Gerçek panzehir: tabandaki işçilerin mücadelesi

Türk-İş’te önümüzdeki kongrenin bir numaralı görevi, AKP’nin yani hükümetin Türk-İş’in tepesindeki adamı olan Mustafa Kumlu’yu devirmek. Hükümetin hâkimiyetinden kurtarılmamış bir Türk-İş’in, yaklaşan büyük ekonomik krizde hükümetin uygulayacağı işçi düşmanı ekonomi politikalarına karşı mücadele etmeyeceği/edemeyeceği gün gibi ortada.

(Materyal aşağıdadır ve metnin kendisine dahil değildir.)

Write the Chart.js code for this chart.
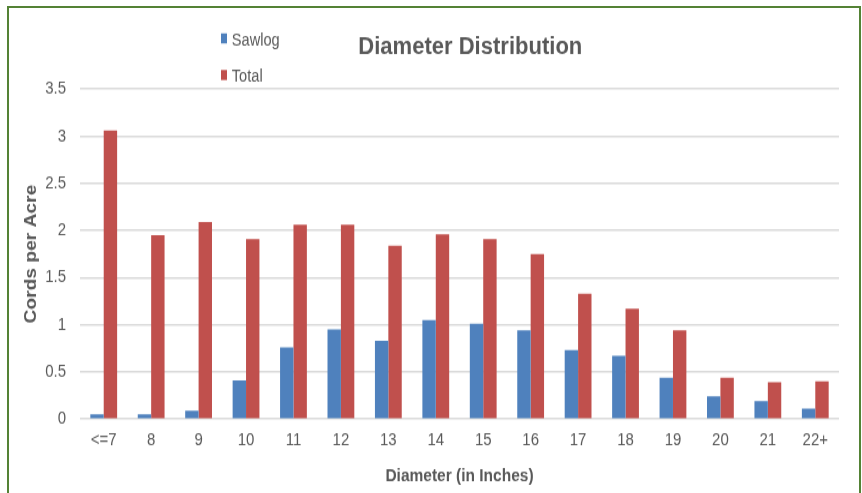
<!DOCTYPE html>
<html>
<head>
<meta charset="utf-8">
<script src="https://cdn.jsdelivr.net/npm/chart.js@4/dist/chart.umd.min.js"></script>
<style>
  html, body { margin: 0; padding: 0; background: #ffffff; overflow: hidden; }
  #page { position: relative; width: 862px; height: 493px; overflow: hidden; }
  /* the chart is laid out at 862x411 and drawn 1.2x taller, which gives the tall, narrow lettering */
  #wrap { position: absolute; left: 0; top: 0; width: 862px; height: 411px; transform: scaleY(1.2); transform-origin: 0 0; }
  #frame { position: absolute; left: 7px; top: 6px; width: 850px; height: 520px; border: 2px solid #548235; box-sizing: content-box; }
</style>
</head>
<body>
<div id="page">
  <div id="wrap"><canvas id="c" width="862" height="411"></canvas></div>
  <div id="frame"></div>
</div>
<script>
// Diameter classes and cords per acre for each product
const categories = ['<=7', '8', '9', '10', '11', '12', '13', '14', '15', '16', '17', '18', '19', '20', '21', '22+'];
const sawlog = [0.05, 0.05, 0.09, 0.41, 0.76, 0.95, 0.83, 1.05, 1.01, 0.94, 0.73, 0.67, 0.44, 0.24, 0.19, 0.11];
const total  = [3.06, 1.95, 2.09, 1.91, 2.06, 2.06, 1.84, 1.96, 1.91, 1.75, 1.33, 1.17, 0.94, 0.44, 0.39, 0.40];
const yTicks = [0, 0.5, 1, 1.5, 2, 2.5, 3, 3.5];

const chartTitle = 'Diameter Distribution';
const yTitle = 'Cords per Acre';
const xTitle = 'Diameter (in Inches)';

const FONT = "'Liberation Sans', Arial, sans-serif";
const TEXT = '#595959';
const BLUE = '#4f81bd';
const RED = '#c0504d';

// draw a line of text scaled to a given width and cap height
function fittedText(ctx, text, font, size, x, baseline, align, width, capHeight) {
  ctx.save();
  ctx.font = font;
  const w = ctx.measureText(text).width;
  const sx = width ? width / w : 1;
  const sy = capHeight / (0.716 * size);
  ctx.translate(x, baseline);
  ctx.scale(sx, sy);
  ctx.textAlign = align;
  ctx.textBaseline = 'alphabetic';
  ctx.fillText(text, 0, 0);
  ctx.restore();
}

// chart title and a stacked legend in the upper left
const decorations = {
  id: 'decorations',
  afterDraw(chart) {
    const ctx = chart.ctx;
    ctx.save();
    ctx.fillStyle = TEXT;
    fittedText(ctx, chartTitle, 'bold 22px ' + FONT, 22, 470.3, 45, 'center', 224, 14.4);

    const baselines = [38.3, 68.1];
    const boxes = [27.8, 58.3];
    chart.data.datasets.forEach((ds, i) => {
      ctx.fillStyle = ds.backgroundColor;
      ctx.fillRect(221, boxes[i], 6, 8.4);
      ctx.fillStyle = TEXT;
      fittedText(ctx, ds.label, '14.6px ' + FONT, 14.6, 231.8, baselines[i], 'left', 0, 11.1);
    });
    ctx.restore();
  }
};

new Chart(document.getElementById('c'), {
  type: 'bar',
  data: {
    labels: categories,
    datasets: [
      { label: 'Sawlog', data: sawlog, backgroundColor: BLUE },
      { label: 'Total', data: total, backgroundColor: RED }
    ]
  },
  options: {
    responsive: false,
    animation: false,
    devicePixelRatio: 1,
    layout: { padding: { left: 0, right: 23, top: 74.2, bottom: 0 } },
    datasets: { bar: { categoryPercentage: 0.565, barPercentage: 1.0 } },
    plugins: {
      legend: { display: false },
      title: { display: false },
      tooltip: { enabled: false }
    },
    scales: {
      x: {
        grid: { display: false, drawTicks: false },
        border: { display: false },
        ticks: { color: TEXT, font: { family: FONT, size: 15 }, padding: 8.5, maxRotation: 0 },
        title: { display: true, text: xTitle, color: TEXT, font: { family: FONT, size: 15.5, weight: 'bold' }, padding: { top: 0, bottom: 5 } },
        afterFit(scale) { scale.height = 61.8; }
      },
      y: {
        min: 0,
        max: 3.5,
        afterBuildTicks(scale) { scale.ticks = yTicks.map(v => ({ value: v })); },
        grid: { color: '#d9d9d9', lineWidth: 1.6, drawTicks: false },
        border: { display: false },
        ticks: { color: TEXT, font: { family: FONT, size: 15 }, padding: 14, callback: v => String(v) },
        title: { display: true, text: yTitle, color: TEXT, font: { family: FONT, size: 16, weight: 'bold' }, padding: { top: 22, bottom: 0 } },
        afterFit(scale) { scale.width = 80; }
      }
    }
  },
  plugins: [decorations]
});
</script>
</body>
</html>
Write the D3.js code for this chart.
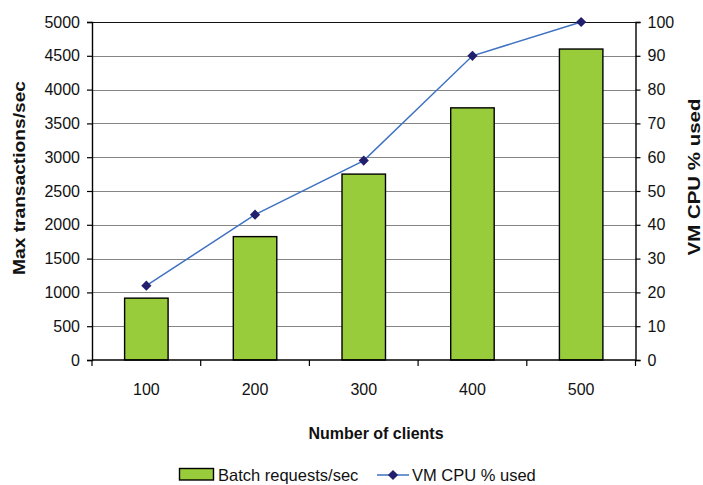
<!DOCTYPE html>
<html>
<head>
<meta charset="utf-8">
<script src="https://cdn.jsdelivr.net/npm/d3@7"></script>
<style>
  html, body { margin: 0; padding: 0; background: #fff; }
  svg { display: block; font-family: "Liberation Sans", Arial, sans-serif; }
</style>
</head>
<body>
<svg id="chart" width="703" height="485"></svg>
<script>
const categories = ["100", "200", "300", "400", "500"];
const batchRequests = [915, 1825, 2750, 3730, 4600];
const cpuUsed = [22, 43, 59, 90, 100];
const leftTicks = [0, 500, 1000, 1500, 2000, 2500, 3000, 3500, 4000, 4500, 5000];
const rightTicks = [0, 10, 20, 30, 40, 50, 60, 70, 80, 90, 100];
const seriesNames = ["Batch requests/sec", "VM CPU % used"];

const svg = d3.select("#chart");
const L = 92, R = 635.5, T = 22, B = 360;

const x = d3.scaleBand().domain(categories).range([L, R]).padding(0);
const yL = d3.scaleLinear().domain([0, 5000]).range([B, T]);
const yR = d3.scaleLinear().domain([0, 100]).range([B, T]);

// gridlines
svg.append("g").selectAll("line").data(leftTicks.filter(d => d > 0)).join("line")
  .attr("x1", L).attr("x2", R)
  .attr("y1", d => Math.round(yL(d)) + 0.5).attr("y2", d => Math.round(yL(d)) + 0.5)
  .attr("stroke", d => d === 5000 ? "#111" : "#858585").attr("stroke-width", 1.2);

// bars
const bw = x.bandwidth();
svg.append("g").selectAll("rect").data(categories).join("rect")
  .attr("x", (d) => x(d) + bw * 0.3)
  .attr("width", bw * 0.4)
  .attr("y", (d, i) => yL(batchRequests[i]))
  .attr("height", (d, i) => B - yL(batchRequests[i]))
  .attr("fill", "#99CC3A")
  .attr("stroke", "#000").attr("stroke-width", 1.4);

// left axis
const gL = svg.append("g").attr("transform", `translate(${L},0)`)
  .call(d3.axisLeft(yL).tickValues(leftTicks).tickSize(5).tickPadding(7).tickFormat(d3.format("d")));
// right axis
const gR = svg.append("g").attr("transform", `translate(${R},0)`)
  .call(d3.axisRight(yR).tickValues(rightTicks).tickSize(5).tickPadding(7).tickFormat(d3.format("d")));
// bottom axis
const gB = svg.append("g").attr("transform", `translate(0,${B})`)
  .call(d3.axisBottom(x).tickSize(0).tickPadding(24));
gB.selectAll(".tick").append("line")
  .attr("x1", -bw / 2).attr("x2", -bw / 2).attr("y1", 0).attr("y2", 6)
  .attr("stroke", "#000").attr("stroke-width", 1.2);
gB.append("line")
  .attr("x1", R).attr("x2", R).attr("y1", 0).attr("y2", 6)
  .attr("stroke", "#000").attr("stroke-width", 1.2);

[gL, gR, gB].forEach(g => {
  g.select(".domain").attr("stroke", "#000").attr("stroke-width", 1.4);
  g.selectAll(".tick line").attr("stroke", "#000").attr("stroke-width", 1.2);
  g.selectAll("text").attr("font-size", 16).attr("fill", "#111")
    .attr("font-family", "'Liberation Sans', Arial, sans-serif");
});
gB.select(".domain").attr("d", `M${L},0H${R}`);

// line series
const line = d3.line()
  .x((d, i) => x(categories[i]) + bw / 2)
  .y(d => yR(d));
svg.append("path").datum(cpuUsed).attr("d", line)
  .attr("fill", "none").attr("stroke", "#3F72C2").attr("stroke-width", 1.5);
const diamond = d3.symbol(d3.symbolSquare, 52);
svg.append("g").selectAll("path").data(cpuUsed).join("path")
  .attr("d", diamond)
  .attr("transform", (d, i) => `translate(${x(categories[i]) + bw / 2},${yR(d)}) rotate(45)`)
  .attr("fill", "#22206E");

// axis titles
svg.append("text")
  .attr("transform", "translate(25,178) rotate(-90)")
  .attr("text-anchor", "middle").attr("font-size", 17).attr("font-weight", "bold")
  .attr("textLength", 194).attr("lengthAdjust", "spacingAndGlyphs")
  .attr("fill", "#111")
  .text("Max transactions/sec");
svg.append("text")
  .attr("transform", "translate(700,177) rotate(-90)")
  .attr("text-anchor", "middle").attr("font-size", 17).attr("font-weight", "bold")
  .attr("textLength", 157).attr("lengthAdjust", "spacingAndGlyphs")
  .attr("fill", "#111")
  .text("VM CPU % used");
svg.append("text")
  .attr("x", 376).attr("y", 439)
  .attr("text-anchor", "middle").attr("font-size", 16).attr("font-weight", "bold")
  .attr("fill", "#111")
  .text("Number of clients");

// legend
const lg = svg.append("g");
lg.append("rect").attr("x", 179.5).attr("y", 468.5).attr("width", 34).attr("height", 11.5)
  .attr("fill", "#99CC3A").attr("stroke", "#000").attr("stroke-width", 1.4);
lg.append("text").attr("x", 218).attr("y", 481).attr("font-size", 16.5).attr("fill", "#111")
  .text(seriesNames[0]);
lg.append("line").attr("x1", 377).attr("x2", 409).attr("y1", 475).attr("y2", 475)
  .attr("stroke", "#3F72C2").attr("stroke-width", 1.5);
lg.append("path").attr("d", diamond).attr("transform", "translate(393,475) rotate(45)")
  .attr("fill", "#22206E");
lg.append("text").attr("x", 412).attr("y", 481).attr("font-size", 16.5).attr("fill", "#111")
  .text(seriesNames[1]);
</script>
</body>
</html>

Ama gerekli koşul başka, yeterli koşul başka. Kumlu’nun defedilmesi, işçi sınıfının mücadelesinin önünü açar, ama onu güvence altına almaz. Türk-İş’in daha mücadeleci olarak bilinen sendikalarının, örneğin bugün Sendikal Güçbirliği’nde toplanmış olan sendikaların bir kısmının başındaki bürokratlar da, çıkarları öyle gerektirdiğinde işçiyi mücadeleye sevk etmekle birlikte, işlerine gelmediğinde mücadeleyi satarlar. Tek Gıda-İş bürokratlarının 2010 başında büyük Tekel mücadelesini başsız bırakması bunun en son örneği idi.

Öyleyse, Türk-İş’i ayağa kaldırmak, işçi sınıfının gerçek çıkarlarını temsil etmesini ve sınıf mücadelesinin önüne düşmesini sağlamak için daha köklü bir şey gerekiyor. Bu, sınıfın mücadelesinin tabandan geliştirilmesi ve bu mücadele içinde öne çıkan işçilerin adım adım sendika yönetimlerini ele geçirmesi yoluyla olabilir ancak. Öyleyse, sendikalarda, özel olarak da Türk-İş’te kolay çözüm yoktur. İşçi sınıfı sosyalistleri, bir yandan mücadelenin önündeki en güçlü engelleri temizlemek için çalışırken, bir yandan da uzun soluklu bir taban seferberliği için çaba göstermelidir.